*What you are asked to do:* Retype all material exactly. Pictures stay out of the copy.
::: Source data
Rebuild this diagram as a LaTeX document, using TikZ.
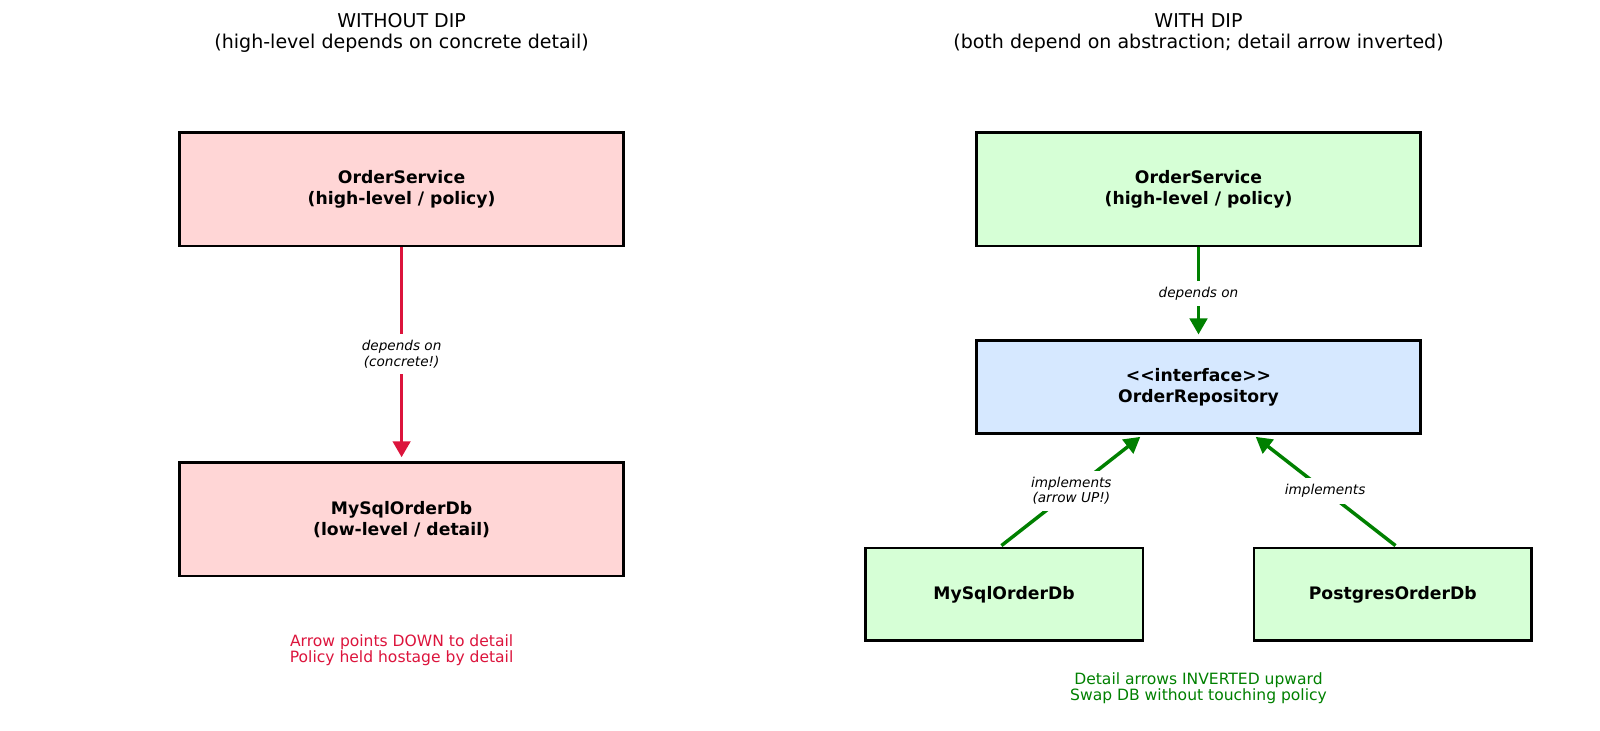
\documentclass[tikz,border=0pt]{standalone}
\usepackage{fontspec}
\setmainfont{DejaVu Sans}
\usetikzlibrary{arrows.meta,calc}
\definecolor{redfill}{HTML}{FFD6D6}
\definecolor{greenfill}{HTML}{D6FFD6}
\definecolor{bluefill}{HTML}{D6E8FF}
\definecolor{crimson}{HTML}{DC143C}
\definecolor{dgreen}{HTML}{008000}
\tikzset{
  box/.style={draw=black, line width=2pt, align=center, inner sep=0pt,
    font=\fontsize{12.4}{14.7}\selectfont\bfseries},
  bigbox/.style={box, minimum width=319.6pt, minimum height=81.5pt},
  ifbox/.style={box, minimum width=319.6pt, minimum height=66.9pt},
  smallbox/.style={box, minimum width=199.9pt, minimum height=66.8pt},
  titletext/.style={align=center, font=\fontsize{13.7}{14.7}\selectfont},
  lbl/.style={fill=white, align=center, inner sep=4.5pt, text=black,
    font=\fontsize{9.8}{11}\selectfont\itshape},
  note/.style={align=center, font=\fontsize{11.2}{11.8}\selectfont},
  arr/.style={line width=2.5pt, -{Triangle[length=11.5pt,width=12.5pt]}},
}
\begin{document}
\begin{tikzpicture}[x=0.72pt, y=-0.72pt]
\useasboundingbox (0,0) rectangle (1600,730);
% left
\node[titletext] (tl) at (401.6,33) {WITHOUT DIP\\(high-level depends on concrete detail)};
\node[bigbox, fill=redfill] (ls) at (401.6,189.3) {\raisebox{-1.5pt}{\parbox{300pt}{\centering OrderService\\(high-level / policy)}}};
\node[bigbox, fill=redfill] (lm) at (401.6,519.4) {\raisebox{-1.5pt}{\parbox{300pt}{\centering MySqlOrderDb\\(low-level / detail)}}};
\draw[arr, crimson, shorten >=3pt] (ls.south) -- node[midway, lbl] {depends on\\(concrete!)} (lm.north);
\node[note, text=crimson] (ln) at (401.6,650) {Arrow points DOWN to detail\\Policy held hostage by detail};
% right
\node[titletext] (tr) at (1198.5,33) {WITH DIP\\(both depend on abstraction; detail arrow inverted)};
\node[bigbox, fill=greenfill] (rs) at (1198.5,189.3) {\raisebox{-1.5pt}{\parbox{300pt}{\centering OrderService\\(high-level / policy)}}};
\node[ifbox, fill=bluefill] (ri) at (1198.5,387.3) {\raisebox{-1.5pt}{\parbox{300pt}{\centering <{}<interface>{}>\\OrderRepository}}};
\node[smallbox, fill=greenfill] (rm) at (1004.1,594.4) {MySqlOrderDb};
\node[smallbox, fill=greenfill] (rp) at (1392.8,594.4) {PostgresOrderDb};
\draw[arr, dgreen, shorten >=3.6pt] (rs.south) -- node[midway, lbl] {depends on} (ri.north);
\draw[arr, dgreen, shorten >=2pt, shorten <=1.2pt] ($(rm.north)+(-4,0)$) -- node[midway, lbl] {implements\\(arrow UP!)} ($(ri.south)+(-56,0)$);
\draw[arr, dgreen, shorten >=2pt, shorten <=1.2pt] ($(rp.north)+(4,0)$) -- node[midway, lbl] {implements} ($(ri.south)+(55,0)$);
\node[note, text=dgreen] (rn) at (1198.5,688) {Detail arrows INVERTED upward\\Swap DB without touching policy};
\end{tikzpicture}
\end{document}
::::::
*The result:*
Rebuild this diagram as a LaTeX document, using TikZ.
\documentclass[tikz,border=0pt]{standalone}
\usepackage{fontspec}
\setmainfont{DejaVu Sans}
\usetikzlibrary{arrows.meta,calc}
\definecolor{redfill}{HTML}{FFD6D6}
\definecolor{greenfill}{HTML}{D6FFD6}
\definecolor{bluefill}{HTML}{D6E8FF}
\definecolor{crimson}{HTML}{DC143C}
\definecolor{dgreen}{HTML}{008000}
\tikzset{
  box/.style={draw=black, line width=2pt, align=center, inner sep=0pt,
    font=\fontsize{12.4}{14.7}\selectfont\bfseries},
  bigbox/.style={box, minimum width=319.6pt, minimum height=81.5pt},
  ifbox/.style={box, minimum width=319.6pt, minimum height=66.9pt},
  smallbox/.style={box, minimum width=199.9pt, minimum height=66.8pt},
  titletext/.style={align=center, font=\fontsize{13.7}{14.7}\selectfont},
  lbl/.style={fill=white, align=center, inner sep=4.5pt, text=black,
    font=\fontsize{9.8}{11}\selectfont\itshape},
  note/.style={align=center, font=\fontsize{11.2}{11.8}\selectfont},
  arr/.style={line width=2.5pt, -{Triangle[length=11.5pt,width=12.5pt]}},
}
\begin{document}
\begin{tikzpicture}[x=0.72pt, y=-0.72pt]
\useasboundingbox (0,0) rectangle (1600,730);
% left
\node[titletext] (tl) at (401.6,33) {WITHOUT DIP\\(high-level depends on concrete detail)};
\node[bigbox, fill=redfill] (ls) at (401.6,189.3) {\raisebox{-1.5pt}{\parbox{300pt}{\centering OrderService\\(high-level / policy)}}};
\node[bigbox, fill=redfill] (lm) at (401.6,519.4) {\raisebox{-1.5pt}{\parbox{300pt}{\centering MySqlOrderDb\\(low-level / detail)}}};
\draw[arr, crimson, shorten >=3pt] (ls.south) -- node[midway, lbl] {depends on\\(concrete!)} (lm.north);
\node[note, text=crimson] (ln) at (401.6,650) {Arrow points DOWN to detail\\Policy held hostage by detail};
% right
\node[titletext] (tr) at (1198.5,33) {WITH DIP\\(both depend on abstraction; detail arrow inverted)};
\node[bigbox, fill=greenfill] (rs) at (1198.5,189.3) {\raisebox{-1.5pt}{\parbox{300pt}{\centering OrderService\\(high-level / policy)}}};
\node[ifbox, fill=bluefill] (ri) at (1198.5,387.3) {\raisebox{-1.5pt}{\parbox{300pt}{\centering <{}<interface>{}>\\OrderRepository}}};
\node[smallbox, fill=greenfill] (rm) at (1004.1,594.4) {MySqlOrderDb};
\node[smallbox, fill=greenfill] (rp) at (1392.8,594.4) {PostgresOrderDb};
\draw[arr, dgreen, shorten >=3.6pt] (rs.south) -- node[midway, lbl] {depends on} (ri.north);
\draw[arr, dgreen, shorten >=2pt, shorten <=1.2pt] ($(rm.north)+(-4,0)$) -- node[midway, lbl] {implements\\(arrow UP!)} ($(ri.south)+(-56,0)$);
\draw[arr, dgreen, shorten >=2pt, shorten <=1.2pt] ($(rp.north)+(4,0)$) -- node[midway, lbl] {implements} ($(ri.south)+(55,0)$);
\node[note, text=dgreen] (rn) at (1198.5,688) {Detail arrows INVERTED upward\\Swap DB without touching policy};
\end{tikzpicture}
\end{document}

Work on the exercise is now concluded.